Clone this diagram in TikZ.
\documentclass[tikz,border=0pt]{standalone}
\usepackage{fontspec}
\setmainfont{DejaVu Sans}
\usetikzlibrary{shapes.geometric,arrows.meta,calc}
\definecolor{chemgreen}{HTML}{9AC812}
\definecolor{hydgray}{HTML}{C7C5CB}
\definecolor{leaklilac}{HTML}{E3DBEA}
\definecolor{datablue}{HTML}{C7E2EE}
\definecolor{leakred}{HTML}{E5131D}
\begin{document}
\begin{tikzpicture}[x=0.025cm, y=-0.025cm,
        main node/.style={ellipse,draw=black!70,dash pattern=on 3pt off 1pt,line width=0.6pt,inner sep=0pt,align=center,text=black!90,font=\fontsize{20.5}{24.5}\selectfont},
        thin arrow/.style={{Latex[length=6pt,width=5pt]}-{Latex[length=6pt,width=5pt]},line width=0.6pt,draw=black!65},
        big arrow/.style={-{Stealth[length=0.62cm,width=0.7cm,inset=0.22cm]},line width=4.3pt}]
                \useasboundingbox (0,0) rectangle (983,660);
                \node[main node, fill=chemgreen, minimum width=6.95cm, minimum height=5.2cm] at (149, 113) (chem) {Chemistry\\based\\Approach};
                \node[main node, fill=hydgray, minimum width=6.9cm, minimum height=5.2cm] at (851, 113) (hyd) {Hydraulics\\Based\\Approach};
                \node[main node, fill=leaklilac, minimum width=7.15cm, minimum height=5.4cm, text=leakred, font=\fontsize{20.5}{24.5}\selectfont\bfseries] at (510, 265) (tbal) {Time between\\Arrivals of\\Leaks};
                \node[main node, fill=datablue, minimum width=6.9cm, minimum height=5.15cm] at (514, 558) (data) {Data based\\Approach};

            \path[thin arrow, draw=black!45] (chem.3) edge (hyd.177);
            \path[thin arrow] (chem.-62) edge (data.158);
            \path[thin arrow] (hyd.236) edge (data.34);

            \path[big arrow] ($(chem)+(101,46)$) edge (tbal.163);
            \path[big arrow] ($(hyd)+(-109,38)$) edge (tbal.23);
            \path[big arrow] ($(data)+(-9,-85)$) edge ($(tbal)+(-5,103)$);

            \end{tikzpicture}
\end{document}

§

## Aim
Give every line of the material again, exactly as it reads.

## Correct answer
Clone this diagram in TikZ.
\documentclass[tikz,border=0pt]{standalone}
\usepackage{fontspec}
\setmainfont{DejaVu Sans}
\usetikzlibrary{shapes.geometric,arrows.meta,calc}
\definecolor{chemgreen}{HTML}{9AC812}
\definecolor{hydgray}{HTML}{C7C5CB}
\definecolor{leaklilac}{HTML}{E3DBEA}
\definecolor{datablue}{HTML}{C7E2EE}
\definecolor{leakred}{HTML}{E5131D}
\begin{document}
\begin{tikzpicture}[x=0.025cm, y=-0.025cm,
        main node/.style={ellipse,draw=black!70,dash pattern=on 3pt off 1pt,line width=0.6pt,inner sep=0pt,align=center,text=black!90,font=\fontsize{20.5}{24.5}\selectfont},
        thin arrow/.style={{Latex[length=6pt,width=5pt]}-{Latex[length=6pt,width=5pt]},line width=0.6pt,draw=black!65},
        big arrow/.style={-{Stealth[length=0.62cm,width=0.7cm,inset=0.22cm]},line width=4.3pt}]
                \useasboundingbox (0,0) rectangle (983,660);
                \node[main node, fill=chemgreen, minimum width=6.95cm, minimum height=5.2cm] at (149, 113) (chem) {Chemistry\\based\\Approach};
                \node[main node, fill=hydgray, minimum width=6.9cm, minimum height=5.2cm] at (851, 113) (hyd) {Hydraulics\\Based\\Approach};
                \node[main node, fill=leaklilac, minimum width=7.15cm, minimum height=5.4cm, text=leakred, font=\fontsize{20.5}{24.5}\selectfont\bfseries] at (510, 265) (tbal) {Time between\\Arrivals of\\Leaks};
                \node[main node, fill=datablue, minimum width=6.9cm, minimum height=5.15cm] at (514, 558) (data) {Data based\\Approach};

            \path[thin arrow, draw=black!45] (chem.3) edge (hyd.177);
            \path[thin arrow] (chem.-62) edge (data.158);
            \path[thin arrow] (hyd.236) edge (data.34);

            \path[big arrow] ($(chem)+(101,46)$) edge (tbal.163);
            \path[big arrow] ($(hyd)+(-109,38)$) edge (tbal.23);
            \path[big arrow] ($(data)+(-9,-85)$) edge ($(tbal)+(-5,103)$);

            \end{tikzpicture}
\end{document}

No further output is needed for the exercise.